James was traveling down a highway in Tuscaloosa County, just minutes away from home, when Halsell’s vehicle struck his car from behind at about 100 mph. The vehicle flipped, struck the median and the girls were ejected from the car. It would take another 100 yards before the vehicle would come to a stop. The Tuscaloosa News reports that Halsell was on probation for DUI conviction in California at the time of the accident.
“It is difficult to say that a 13-year-old did not die quickly enough,” Webb said, as he detailed the girls’ final moments and suffering to the court. James was knocked unconscious and his fiancée’s back was broken.
Webb called the situation a “tragedy” and opposed the lighter sentence for Halsell.
“There are clearly no winners here,” he said. “It’s a horrible thing for the family.

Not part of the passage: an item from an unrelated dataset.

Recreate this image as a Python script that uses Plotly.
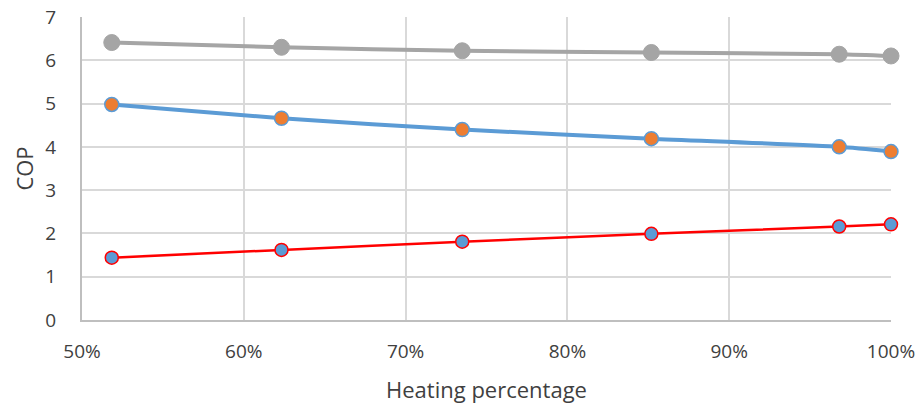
import plotly.graph_objects as go

# Heating percentage (fraction of full load)
heating_pct = [0.5184, 0.6233, 0.735, 0.8519, 0.968, 1.0]

# COP series
cop_gray = [6.41, 6.30, 6.22, 6.18, 6.14, 6.10]
cop_blue = [4.98, 4.66, 4.40, 4.19, 4.00, 3.89]
cop_red = [1.44, 1.62, 1.81, 1.99, 2.16, 2.21]

fig = go.Figure()

fig.add_trace(go.Scatter(
    x=heating_pct, y=cop_gray, mode="lines+markers",
    line=dict(color="#a5a5a5", width=4, shape="spline", smoothing=0.6),
    marker=dict(size=16, color="#a5a5a5", line=dict(color="#a5a5a5", width=1)),
    cliponaxis=False, showlegend=False,
))
fig.add_trace(go.Scatter(
    x=heating_pct, y=cop_blue, mode="lines+markers",
    line=dict(color="#5b9bd5", width=4, shape="spline", smoothing=0.6),
    marker=dict(size=14, color="#ed7d31", line=dict(color="#5b9bd5", width=1.5)),
    cliponaxis=False, showlegend=False,
))
fig.add_trace(go.Scatter(
    x=heating_pct, y=cop_red, mode="lines+markers",
    line=dict(color="#ff0000", width=2.5, shape="spline", smoothing=0.6),
    marker=dict(size=13, color="#5b9bd5", line=dict(color="#ff0000", width=1.5)),
    cliponaxis=False, showlegend=False,
))

fig.update_layout(
    width=922, height=404,
    margin=dict(l=82, r=31, t=17, b=84),
    paper_bgcolor="white", plot_bgcolor="white",
    font=dict(family="Open Sans", color="#404040", size=19),
    xaxis=dict(
        range=[0.5, 1.0], dtick=0.1, tick0=0.5, tickformat=".0%",
        showgrid=True, gridcolor="#d9d9d9", gridwidth=1.8,
        showline=True, linecolor="#bfbfbf", linewidth=2,
        zeroline=False, ticks="", ticklabelstandoff=13, automargin=False,
        title=dict(text="Heating percentage", font=dict(size=22), standoff=20),
    ),
    yaxis=dict(
        range=[0, 7], dtick=1,
        showgrid=True, gridcolor="#d9d9d9", gridwidth=1.8,
        showline=True, linecolor="#bfbfbf", linewidth=2,
        zeroline=False, ticks="", ticklabelstandoff=20, automargin=False,
        title=dict(text="COP", font=dict(size=22), standoff=6),
    ),
)

fig.write_html("out.html")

You have a man who has done very good things, who in this case did a very, very, very bad thing. It shows how thin the line is, and how fast and how far people can fall.” At the time of their deaths, Jayla hoped to be a teacher while Niomi had dreams of becoming a police officer.
Halsell, who retired in 2006 after logging more than 1,250 hours in space, faced the family on Thursday and read a letter of apology taking responsibility for his actions.
The letter read in part, “I and I alone am responsible for the terrible accident that caused the deaths of Niomi James and Jayla Parler. These two beautiful and innocent girls were lost to you, their families and friends, and to this world that they would have blessed, because I committed an egregious lapse in awareness and judgement. The consequence of these mistakes cannot be undone nor can they be forgiven.”
He was taken into custody following the court appearance.